Future of historic 140-year-old attraction will be at "risk" if Pavilion development goes ahead, says Llandudno pier owner


Suzanne Kendrick

THE future of a historic attraction and more than 200 jobs will be at risk if a residential development is given the go ahead, says the owner of Llandudno pier. 

Councillors will meet next Wednesday (December 13) to vote on plans for a new look Pier Pavilion site which promises 48 luxury apartments and restaurants.

However, Adam Williams said he fears the pier will be in “jeopardy” if the plans are given the go-ahead.

Mr Williams, managing director of Tir Prince Leisure Group who purchased Llandudno pier in 2015 for £4.5million, said: “There are many good reasons to oppose the Pavilion planning application, but the biggest one is undoubtedly the potentially catastrophic impact it would have if the pier is forced to close.

“Over 75 per cent of the pier’s revenue is taken at the entrance, but this would be in serious jeopardy if residents complain about noise disturbance and such like.

“The pier would be totally unviable as a tourist attraction if traders were forced to close down or suffer the consequences of reduced opening hours. Over 200 people are employed at the pier and those jobs would be at risk.

“Without a thriving Llandudno Pier, the town of Llandudno would fall off the tourist map of North Wales with a devastating knock-on effect for every business dependent upon the tourism industry for their livelihoods.”

A new report looking at the economic impact of the famous pier reveals the importance of the landmark to tourism in Conwy.

The research, carried out by MOR, Ministry of Results, during April and August 2017, reveals that over six million people visit the Grade II-listed pier every year contributing more than £390million to the local economy.

At 2,295 feet (700 metres) the pier it is the longest pier in Wales. In 2005, it was voted Pier of the Year. Last year it was voted third.

Developer Alan Waldron has submitted proposals for 54 high-quality apartments. In revised plans, released in October, proposals include two restaurant spaces. These have been scaled down to make way for a larger public atrium - featuring a walkway from the pier through to Happy Valley Road.

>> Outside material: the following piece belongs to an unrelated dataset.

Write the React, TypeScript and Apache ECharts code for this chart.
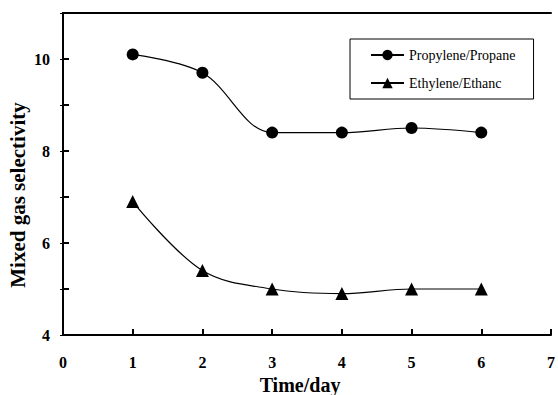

Speaking in October, Mr Waldron said: “We revisited the proposals following feedback and are very happy with the new plans.

“We have softened it a little and the design is more contemporary and iconic, embracing the landscape and the pier’s surroundings.

“The architects and I have listened to what the public and partner organisations have said and really appreciate their input and support.”

Mr Williams said the “mood in the town is squarely against the Pavilion plans”. 

He added:  “Not least because of the scale of the proposed development which will dominate the skyline and totally obscure the views of a number of existing properties and guest houses in the immediate area.

“At no stage has the developer sought to engage us with the result that his plans are incomplete in areas that directly affect the pier. The building process alone is likely to damage the pier both commercially and structurally.

“The economic impact report provides the hard data to demonstrate why the application is wrong for Llandudno and why the planning committee should reject it when it is discussed on December 13.”

Tir Prince has since invested a further £1million in improving the facility and general maintenance.

Mr Williams said: “When I bought the pier, I bought it as a long-term investment. My view is that you never really own something as historic and loved as Llandudno Pier, you are more of a custodian.

“Nothing would give me greater pleasure than to ensure the pier remains a thriving attraction and, one day, to pass it on to my own children. The pier is not merely a tourist attraction, it is part of the fabric of North Wales.”

A site visit will take place on December 12 ahead of the council meeting on the 13.